The ‘Human Factor’ in Wearable Computing Design

 

Looking for users’ feelings and emotions

Designers and engineers often create software, hardware or devices without taking into consideration the human side of the technology. At a recent Intel workshop that might be seen as counter-intuitive, engineers were being trained to think about real-world applications first, the technology itself second.

“Don’t build with technology just for the heck of building a piece of tech. Build for a purpose, for the user,” said Carlos Montesinos, a research scientist at Intel on collaborative design who co-sponsored the workshop. “Design with the user in mind and then technology will follow.”

 

Wearables of All Types

“When we look for a solution, we look for the feelings and the emotions that a solution evokes in a person — what motivates people to wear technology,” said Ana Rosario, user experience researcher at Intel. “Once we understand the emotional feeling behind the things we wear, then we can design wearable experiences that people are going to be compelled to wear.”

According to Rosario, sensors embedded within fabrics are design to “understand” and naturally interact with the body, and often the resulting wearable extends functions of your body, even beyond what you have. For example, this scarf-turned-airbag-helmet designed by Hövding provides additional protection beyond the skull.

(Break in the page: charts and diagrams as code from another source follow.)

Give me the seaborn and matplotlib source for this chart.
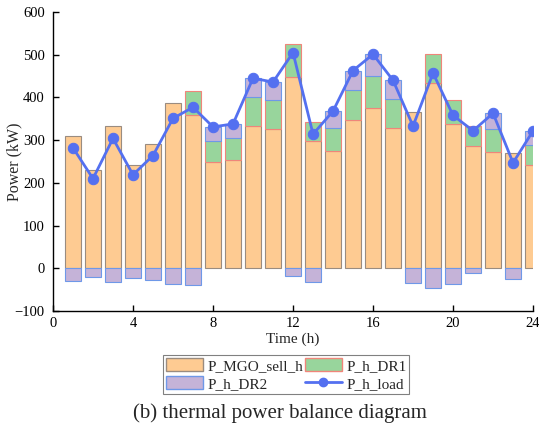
import numpy as np
import pandas as pd
import matplotlib
matplotlib.use("Agg")
import matplotlib.pyplot as plt
import seaborn as sns
from matplotlib.patches import Patch
from matplotlib.lines import Line2D

hours = list(range(1, 25))
mgo = [310, 231, 333, 241, 290, 386, 358, 248, 253, 333, 327, 447,
       297, 275, 347, 376, 329, 365, 433, 339, 286, 272, 271, 241]
dr1 = [0, 0, 0, 0, 0, 0, 57, 49, 51, 67, 66, 78,
       46, 54, 70, 75, 67, 0, 68, 54, 47, 55, 0, 47]
dr2 = [-29, -21, -31, -23, -27, -36, -39, 34, 34, 45, 43, -19,
       -32, 39, 46, 50, 44, -34, -46, -37, -12, 36, -24, 34]
load = [282, 210, 304, 219, 264, 351, 377, 331, 338, 445, 436, 505,
        314, 368, 463, 501, 440, 333, 457, 358, 322, 363, 247, 322]
labels = ["P_MGO_sell_h", "P_h_DR1", "P_h_DR2", "P_h_load"]

sns.set_theme(style="ticks")
plt.rcParams["font.family"] = ["Liberation Serif", "DejaVu Serif"]
plt.rcParams["xtick.direction"] = "in"
plt.rcParams["ytick.direction"] = "in"

c_mgo, e_mgo = "#FECB92", "#9A8C80"
c_dr1, e_dr1 = "#98D59C", "#F0857A"
c_dr2, e_dr2 = "#C5B3D8", "#6E98E8"
c_load = "#5470F0"

df = pd.DataFrame({"hour": hours, "mgo": mgo, "dr1": dr1, "dr2": dr2, "load": load})
df["b_dr1"] = df["mgo"]
df["b_dr2"] = np.where(df["dr2"] > 0, df["mgo"] + df["dr1"], 0)

fig = plt.figure(figsize=(5.39, 4.29), dpi=100)
ax = fig.add_axes([0.0983, 0.275, 0.8907, 0.697])

bw = 0.8
ax.bar(df["hour"], df["mgo"], width=bw, color=c_mgo, edgecolor=e_mgo, linewidth=0.8, zorder=2)
d1 = df[df["dr1"] != 0]
ax.bar(d1["hour"], d1["dr1"], width=bw, bottom=d1["b_dr1"], color=c_dr1, edgecolor=e_dr1, linewidth=0.8, zorder=2)
d2 = df[df["dr2"] != 0]
ax.bar(d2["hour"], d2["dr2"], width=bw, bottom=d2["b_dr2"], color=c_dr2, edgecolor=e_dr2, linewidth=0.8, zorder=2)

sns.lineplot(data=df, x="hour", y="load", ax=ax, color=c_load, linewidth=2,
             marker="o", markersize=7.5, markeredgecolor=c_load, zorder=3, legend=False)

ax.set_xlim(0, 24)
ax.set_ylim(-100, 600)
ax.set_xticks(range(0, 25, 4))
ax.set_yticks(range(-100, 601, 100))
ax.tick_params(axis="both", labelsize=10.5, length=4, width=1, colors="black")
ax.tick_params(axis="y", pad=6)
ax.tick_params(axis="x", pad=4)
for s in ["top", "right"]:
    ax.spines[s].set_visible(False)
for s in ["left", "bottom"]:
    ax.spines[s].set_color("black")
    ax.spines[s].set_linewidth(1)
ax.set_xlabel("Time (h)", fontsize=11, labelpad=2)
ax.set_ylabel("Power (kW)", fontsize=11.5)
ax.yaxis.label.set_va("center")
ax.yaxis.set_label_coords(-0.080, 0.5)

h_mgo = Patch(facecolor=c_mgo, edgecolor=e_mgo, label=labels[0])
h_dr1 = Patch(facecolor=c_dr1, edgecolor=e_dr1, label=labels[1])
h_dr2 = Patch(facecolor=c_dr2, edgecolor=e_dr2, label=labels[2])
h_load = Line2D([], [], color=c_load, linewidth=2, marker="o", markersize=6, label=labels[3])
leg = fig.legend(handles=[h_mgo, h_dr2, h_dr1, h_load], ncol=2, loc="upper left",
                 bbox_to_anchor=(0.303, 0.172),
                 fontsize=11, frameon=True, fancybox=False, edgecolor="#606060",
                 handlelength=2.4, handleheight=0.95, handletextpad=0.3,
                 columnspacing=0.1, borderpad=0.2, labelspacing=0.2, borderaxespad=0)
leg.get_frame().set_linewidth(0.8)

fig.text(0.519, 0.037, "(b) thermal power balance diagram", ha="center", va="center", fontsize=15)

fig.savefig("out.png", dpi=100)
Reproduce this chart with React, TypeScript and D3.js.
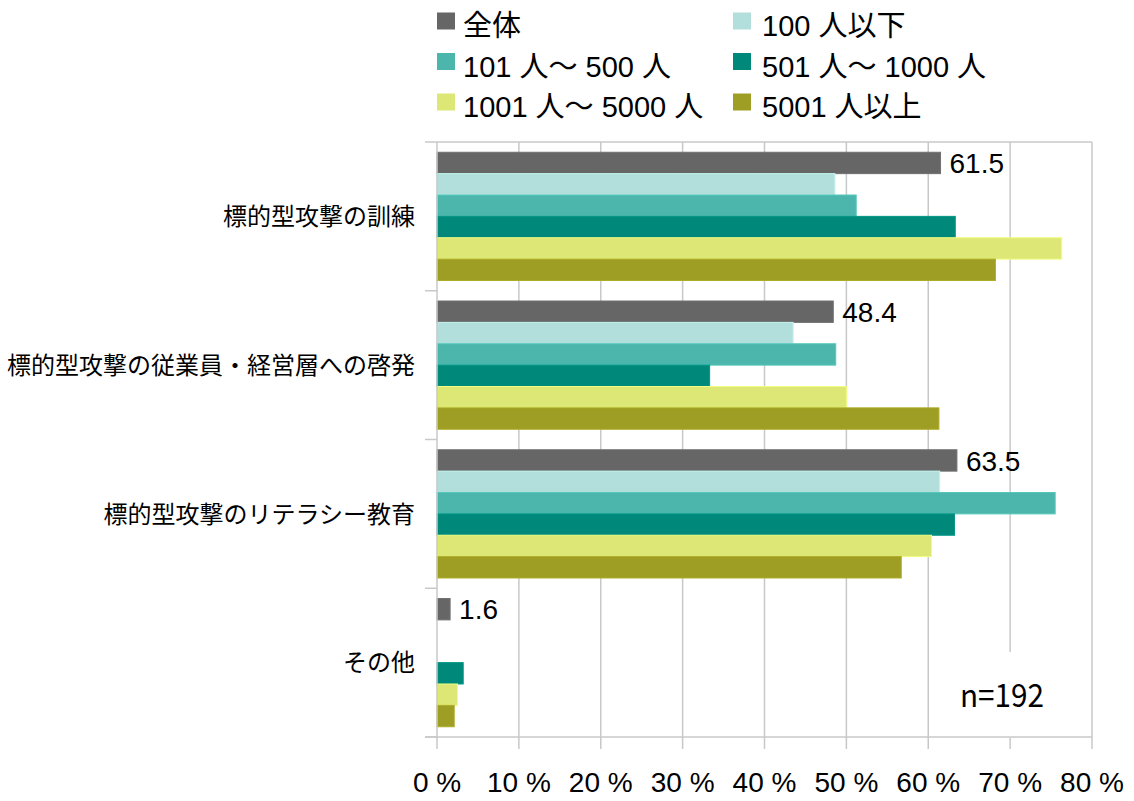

“You cannot control user experience, but you can design for it,” said Rosario on the framework for the workshop.

 

Engineering Real-World Solutions

These concepts were presented at the end of the workshop and voted on by workshop peers. Only the product concepts were part of the voting, the Galileo board development results were not.

Among the designs were:

  • “Well-belt” – a wearable for the elderly with built-in accelerometer sensors and communication outputs that detects when a fall has occurred and phones or texts a care provider.
  • “Baby Galileo” – tackled the problem of the shopping parent needing to amuse their young child while also helping the child’s motor development. Using accelerometers and motion sensors, wristbands worn by young children issue spoken commands (e.g., “lift your left arm”) in a motion-centric form of interactive play.
  • “Hush” – designed to measure how loud people are talking and give them an indication of volume. According to the team, this wearable could be particularly useful for noisy co-workers or yelling parents.

The winning concept was the “Fevometer,” which would use thermal sensors built into a baby’s outfit and cap to allow parents to be notified if their baby had a fever. As the makers of this design were parents, they pulled from real-world experiences to use technology to augment their lives. This was similar to the Mimo Baby wearable prototype from Rest Devices that Intel showcased at CES earlier this year. Rest Devices bills itself as a company that “makes simple and human-centered devices that keep people healthy and relaxed.”